[STATED EXERCISE]
Pictures do not belong in the copy, so please give every entry below again exactly.

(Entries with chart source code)
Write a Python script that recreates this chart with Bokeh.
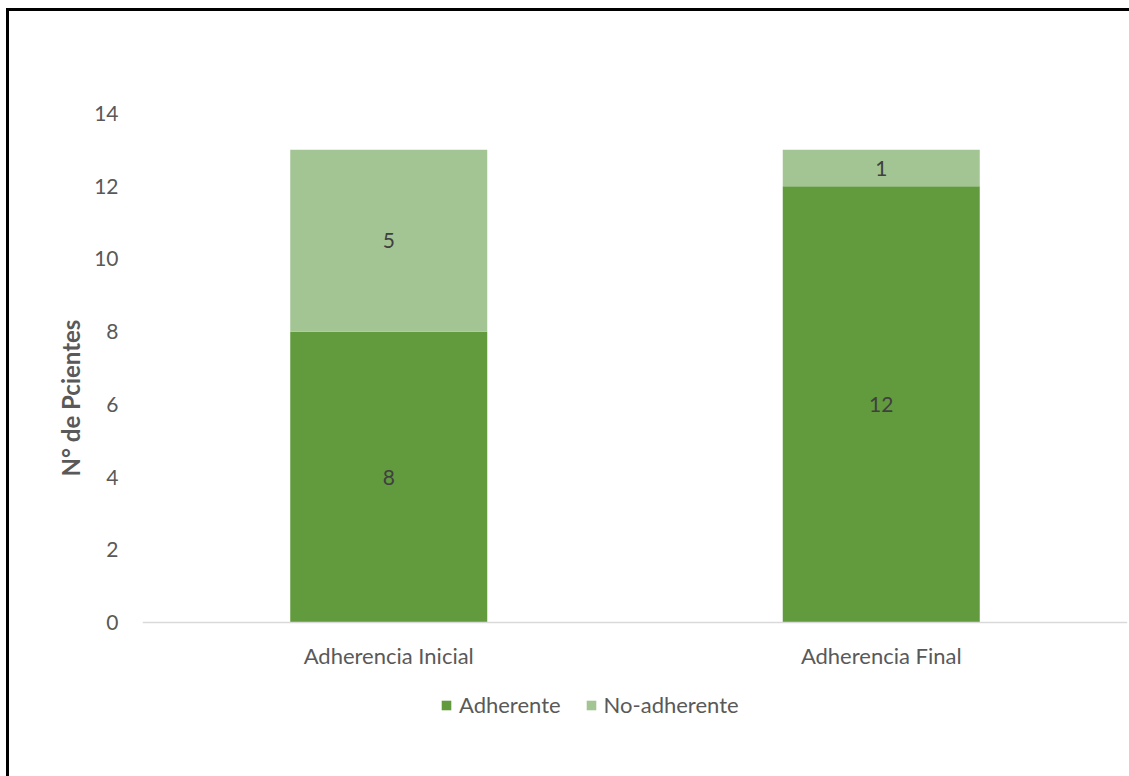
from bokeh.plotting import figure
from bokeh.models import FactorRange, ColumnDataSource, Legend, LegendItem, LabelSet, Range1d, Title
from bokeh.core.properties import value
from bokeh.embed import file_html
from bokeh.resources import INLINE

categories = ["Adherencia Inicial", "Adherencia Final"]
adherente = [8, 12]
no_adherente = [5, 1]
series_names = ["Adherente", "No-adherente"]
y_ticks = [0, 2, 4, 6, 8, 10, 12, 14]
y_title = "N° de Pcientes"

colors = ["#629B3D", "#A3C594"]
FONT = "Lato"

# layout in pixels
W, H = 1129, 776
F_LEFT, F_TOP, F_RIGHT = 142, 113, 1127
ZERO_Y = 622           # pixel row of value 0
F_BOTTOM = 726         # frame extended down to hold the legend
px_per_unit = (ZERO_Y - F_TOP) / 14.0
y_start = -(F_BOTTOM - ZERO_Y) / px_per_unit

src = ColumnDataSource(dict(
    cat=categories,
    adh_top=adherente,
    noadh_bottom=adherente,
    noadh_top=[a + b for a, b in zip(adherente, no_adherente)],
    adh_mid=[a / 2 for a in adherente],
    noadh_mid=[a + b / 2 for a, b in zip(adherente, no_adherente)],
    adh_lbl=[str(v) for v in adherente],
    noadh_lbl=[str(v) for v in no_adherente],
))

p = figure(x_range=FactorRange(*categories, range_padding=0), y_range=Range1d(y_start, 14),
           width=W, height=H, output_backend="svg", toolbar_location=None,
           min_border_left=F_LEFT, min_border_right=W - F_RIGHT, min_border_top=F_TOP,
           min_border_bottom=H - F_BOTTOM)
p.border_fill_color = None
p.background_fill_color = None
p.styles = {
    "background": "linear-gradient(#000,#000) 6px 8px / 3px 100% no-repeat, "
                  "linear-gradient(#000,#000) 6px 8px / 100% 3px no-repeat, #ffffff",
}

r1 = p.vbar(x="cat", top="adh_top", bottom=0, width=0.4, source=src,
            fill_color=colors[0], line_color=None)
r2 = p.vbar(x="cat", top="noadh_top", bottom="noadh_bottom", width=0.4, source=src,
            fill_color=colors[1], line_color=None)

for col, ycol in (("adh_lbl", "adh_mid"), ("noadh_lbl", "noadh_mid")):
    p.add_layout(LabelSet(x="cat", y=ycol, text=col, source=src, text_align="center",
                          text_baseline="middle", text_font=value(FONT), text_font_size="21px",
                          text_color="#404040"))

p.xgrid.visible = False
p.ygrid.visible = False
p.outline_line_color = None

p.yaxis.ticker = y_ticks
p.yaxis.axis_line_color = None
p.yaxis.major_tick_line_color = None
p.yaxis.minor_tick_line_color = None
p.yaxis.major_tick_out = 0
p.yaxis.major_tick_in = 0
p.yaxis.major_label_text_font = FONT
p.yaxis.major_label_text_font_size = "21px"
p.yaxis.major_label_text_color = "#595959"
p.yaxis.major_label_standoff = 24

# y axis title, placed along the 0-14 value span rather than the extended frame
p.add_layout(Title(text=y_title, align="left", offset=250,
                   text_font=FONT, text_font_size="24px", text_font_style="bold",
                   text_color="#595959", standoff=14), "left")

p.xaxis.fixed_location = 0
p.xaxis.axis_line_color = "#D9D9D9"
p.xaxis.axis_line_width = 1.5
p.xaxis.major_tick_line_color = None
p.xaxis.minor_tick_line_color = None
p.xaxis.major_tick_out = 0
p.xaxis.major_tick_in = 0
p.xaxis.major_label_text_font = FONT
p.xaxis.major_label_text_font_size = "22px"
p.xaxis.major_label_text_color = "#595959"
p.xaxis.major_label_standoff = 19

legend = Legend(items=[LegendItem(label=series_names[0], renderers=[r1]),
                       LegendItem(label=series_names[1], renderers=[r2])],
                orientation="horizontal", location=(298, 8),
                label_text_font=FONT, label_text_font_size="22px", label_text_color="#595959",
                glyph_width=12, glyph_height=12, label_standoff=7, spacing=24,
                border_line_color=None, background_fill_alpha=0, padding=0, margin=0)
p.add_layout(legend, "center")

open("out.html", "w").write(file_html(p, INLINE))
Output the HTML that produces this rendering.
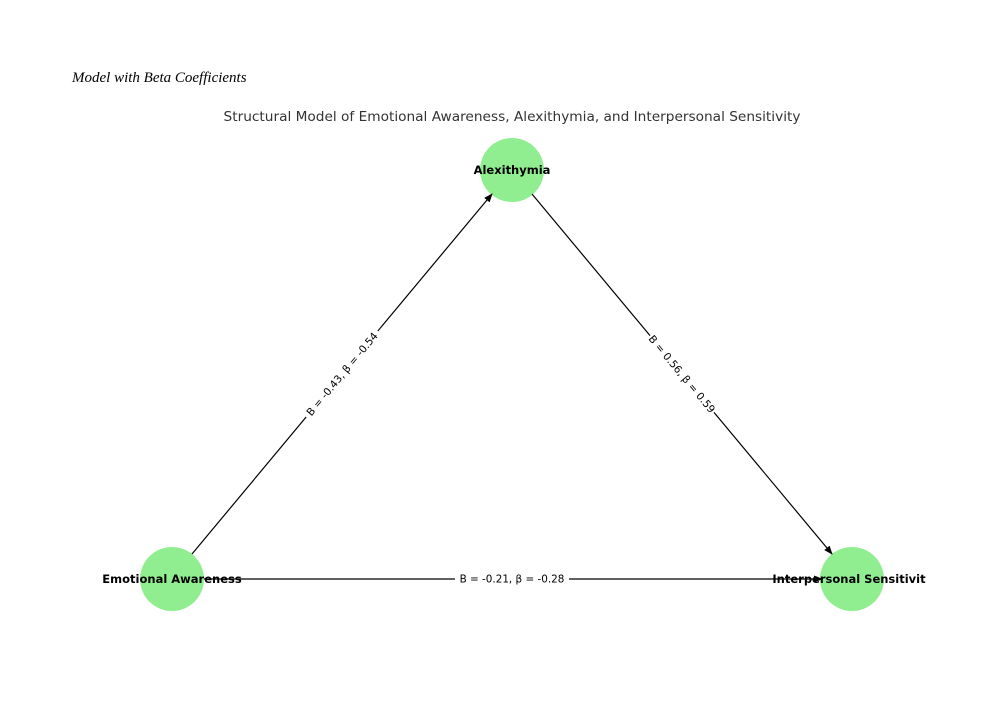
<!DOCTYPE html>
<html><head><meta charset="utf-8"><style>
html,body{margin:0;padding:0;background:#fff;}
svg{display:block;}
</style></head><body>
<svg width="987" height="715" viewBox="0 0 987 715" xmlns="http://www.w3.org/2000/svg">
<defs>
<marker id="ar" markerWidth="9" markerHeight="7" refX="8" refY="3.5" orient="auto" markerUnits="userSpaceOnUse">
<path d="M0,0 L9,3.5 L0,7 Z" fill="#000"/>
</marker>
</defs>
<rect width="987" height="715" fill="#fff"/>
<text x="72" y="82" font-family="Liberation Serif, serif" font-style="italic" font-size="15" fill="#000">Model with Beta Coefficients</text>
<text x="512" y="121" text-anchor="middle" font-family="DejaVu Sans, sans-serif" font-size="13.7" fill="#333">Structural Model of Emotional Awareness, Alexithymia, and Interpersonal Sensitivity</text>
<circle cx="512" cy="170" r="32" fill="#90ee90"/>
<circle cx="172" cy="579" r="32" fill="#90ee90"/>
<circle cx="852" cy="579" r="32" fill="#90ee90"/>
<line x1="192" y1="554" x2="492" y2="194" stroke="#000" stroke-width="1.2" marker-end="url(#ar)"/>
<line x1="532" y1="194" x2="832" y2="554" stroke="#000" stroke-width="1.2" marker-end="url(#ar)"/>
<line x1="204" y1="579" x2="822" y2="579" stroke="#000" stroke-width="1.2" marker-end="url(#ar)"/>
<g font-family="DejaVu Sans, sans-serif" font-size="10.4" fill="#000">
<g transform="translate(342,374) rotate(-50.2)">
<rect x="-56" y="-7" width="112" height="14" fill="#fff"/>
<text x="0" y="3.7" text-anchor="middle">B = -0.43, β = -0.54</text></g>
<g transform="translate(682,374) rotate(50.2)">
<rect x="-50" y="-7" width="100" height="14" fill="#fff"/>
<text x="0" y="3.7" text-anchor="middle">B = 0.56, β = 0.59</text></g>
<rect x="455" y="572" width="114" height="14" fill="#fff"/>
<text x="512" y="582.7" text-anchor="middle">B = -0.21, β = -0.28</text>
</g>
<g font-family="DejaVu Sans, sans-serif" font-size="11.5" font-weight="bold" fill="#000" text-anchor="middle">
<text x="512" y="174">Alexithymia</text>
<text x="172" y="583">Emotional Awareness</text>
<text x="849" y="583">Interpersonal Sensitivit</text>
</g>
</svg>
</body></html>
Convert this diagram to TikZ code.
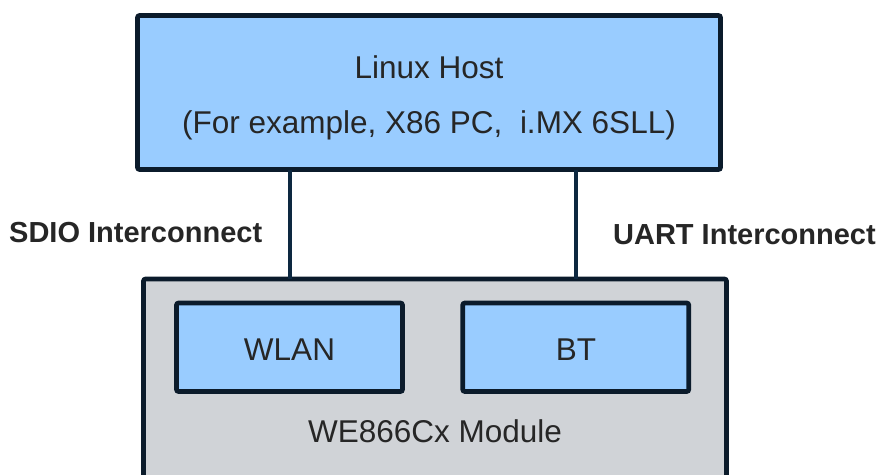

[SOLUTION BELOW]
Write a Python script that recreates this chart with Bokeh.
from bokeh.plotting import figure
from bokeh.models import FactorRange, ColumnDataSource, Legend, LegendItem, LabelSet, Range1d, Title
from bokeh.core.properties import value
from bokeh.embed import file_html
from bokeh.resources import INLINE

categories = ["Adherencia Inicial", "Adherencia Final"]
adherente = [8, 12]
no_adherente = [5, 1]
series_names = ["Adherente", "No-adherente"]
y_ticks = [0, 2, 4, 6, 8, 10, 12, 14]
y_title = "N° de Pcientes"

colors = ["#629B3D", "#A3C594"]
FONT = "Lato"

# layout in pixels
W, H = 1129, 776
F_LEFT, F_TOP, F_RIGHT = 142, 113, 1127
ZERO_Y = 622           # pixel row of value 0
F_BOTTOM = 726         # frame extended down to hold the legend
px_per_unit = (ZERO_Y - F_TOP) / 14.0
y_start = -(F_BOTTOM - ZERO_Y) / px_per_unit

src = ColumnDataSource(dict(
    cat=categories,
    adh_top=adherente,
    noadh_bottom=adherente,
    noadh_top=[a + b for a, b in zip(adherente, no_adherente)],
    adh_mid=[a / 2 for a in adherente],
    noadh_mid=[a + b / 2 for a, b in zip(adherente, no_adherente)],
    adh_lbl=[str(v) for v in adherente],
    noadh_lbl=[str(v) for v in no_adherente],
))

p = figure(x_range=FactorRange(*categories, range_padding=0), y_range=Range1d(y_start, 14),
           width=W, height=H, output_backend="svg", toolbar_location=None,
           min_border_left=F_LEFT, min_border_right=W - F_RIGHT, min_border_top=F_TOP,
           min_border_bottom=H - F_BOTTOM)
p.border_fill_color = None
p.background_fill_color = None
p.styles = {
    "background": "linear-gradient(#000,#000) 6px 8px / 3px 100% no-repeat, "
                  "linear-gradient(#000,#000) 6px 8px / 100% 3px no-repeat, #ffffff",
}

r1 = p.vbar(x="cat", top="adh_top", bottom=0, width=0.4, source=src,
            fill_color=colors[0], line_color=None)
r2 = p.vbar(x="cat", top="noadh_top", bottom="noadh_bottom", width=0.4, source=src,
            fill_color=colors[1], line_color=None)

for col, ycol in (("adh_lbl", "adh_mid"), ("noadh_lbl", "noadh_mid")):
    p.add_layout(LabelSet(x="cat", y=ycol, text=col, source=src, text_align="center",
                          text_baseline="middle", text_font=value(FONT), text_font_size="21px",
                          text_color="#404040"))

p.xgrid.visible = False
p.ygrid.visible = False
p.outline_line_color = None

p.yaxis.ticker = y_ticks
p.yaxis.axis_line_color = None
p.yaxis.major_tick_line_color = None
p.yaxis.minor_tick_line_color = None
p.yaxis.major_tick_out = 0
p.yaxis.major_tick_in = 0
p.yaxis.major_label_text_font = FONT
p.yaxis.major_label_text_font_size = "21px"
p.yaxis.major_label_text_color = "#595959"
p.yaxis.major_label_standoff = 24

# y axis title, placed along the 0-14 value span rather than the extended frame
p.add_layout(Title(text=y_title, align="left", offset=250,
                   text_font=FONT, text_font_size="24px", text_font_style="bold",
                   text_color="#595959", standoff=14), "left")

p.xaxis.fixed_location = 0
p.xaxis.axis_line_color = "#D9D9D9"
p.xaxis.axis_line_width = 1.5
p.xaxis.major_tick_line_color = None
p.xaxis.minor_tick_line_color = None
p.xaxis.major_tick_out = 0
p.xaxis.major_tick_in = 0
p.xaxis.major_label_text_font = FONT
p.xaxis.major_label_text_font_size = "22px"
p.xaxis.major_label_text_color = "#595959"
p.xaxis.major_label_standoff = 19

legend = Legend(items=[LegendItem(label=series_names[0], renderers=[r1]),
                       LegendItem(label=series_names[1], renderers=[r2])],
                orientation="horizontal", location=(298, 8),
                label_text_font=FONT, label_text_font_size="22px", label_text_color="#595959",
                glyph_width=12, glyph_height=12, label_standoff=7, spacing=24,
                border_line_color=None, background_fill_alpha=0, padding=0, margin=0)
p.add_layout(legend, "center")

open("out.html", "w").write(file_html(p, INLINE))
Output the HTML that produces this rendering.
<!DOCTYPE html>
<html><head><meta charset="utf-8"><style>
html,body{margin:0;padding:0;background:#fff;}
svg{display:block;}
</style></head><body>
<svg width="987" height="715" viewBox="0 0 987 715" xmlns="http://www.w3.org/2000/svg">
<defs>
<marker id="ar" markerWidth="9" markerHeight="7" refX="8" refY="3.5" orient="auto" markerUnits="userSpaceOnUse">
<path d="M0,0 L9,3.5 L0,7 Z" fill="#000"/>
</marker>
</defs>
<rect width="987" height="715" fill="#fff"/>
<text x="72" y="82" font-family="Liberation Serif, serif" font-style="italic" font-size="15" fill="#000">Model with Beta Coefficients</text>
<text x="512" y="121" text-anchor="middle" font-family="DejaVu Sans, sans-serif" font-size="13.7" fill="#333">Structural Model of Emotional Awareness, Alexithymia, and Interpersonal Sensitivity</text>
<circle cx="512" cy="170" r="32" fill="#90ee90"/>
<circle cx="172" cy="579" r="32" fill="#90ee90"/>
<circle cx="852" cy="579" r="32" fill="#90ee90"/>
<line x1="192" y1="554" x2="492" y2="194" stroke="#000" stroke-width="1.2" marker-end="url(#ar)"/>
<line x1="532" y1="194" x2="832" y2="554" stroke="#000" stroke-width="1.2" marker-end="url(#ar)"/>
<line x1="204" y1="579" x2="822" y2="579" stroke="#000" stroke-width="1.2" marker-end="url(#ar)"/>
<g font-family="DejaVu Sans, sans-serif" font-size="10.4" fill="#000">
<g transform="translate(342,374) rotate(-50.2)">
<rect x="-56" y="-7" width="112" height="14" fill="#fff"/>
<text x="0" y="3.7" text-anchor="middle">B = -0.43, β = -0.54</text></g>
<g transform="translate(682,374) rotate(50.2)">
<rect x="-50" y="-7" width="100" height="14" fill="#fff"/>
<text x="0" y="3.7" text-anchor="middle">B = 0.56, β = 0.59</text></g>
<rect x="455" y="572" width="114" height="14" fill="#fff"/>
<text x="512" y="582.7" text-anchor="middle">B = -0.21, β = -0.28</text>
</g>
<g font-family="DejaVu Sans, sans-serif" font-size="11.5" font-weight="bold" fill="#000" text-anchor="middle">
<text x="512" y="174">Alexithymia</text>
<text x="172" y="583">Emotional Awareness</text>
<text x="849" y="583">Interpersonal Sensitivit</text>
</g>
</svg>
</body></html>
Convert this diagram to TikZ code.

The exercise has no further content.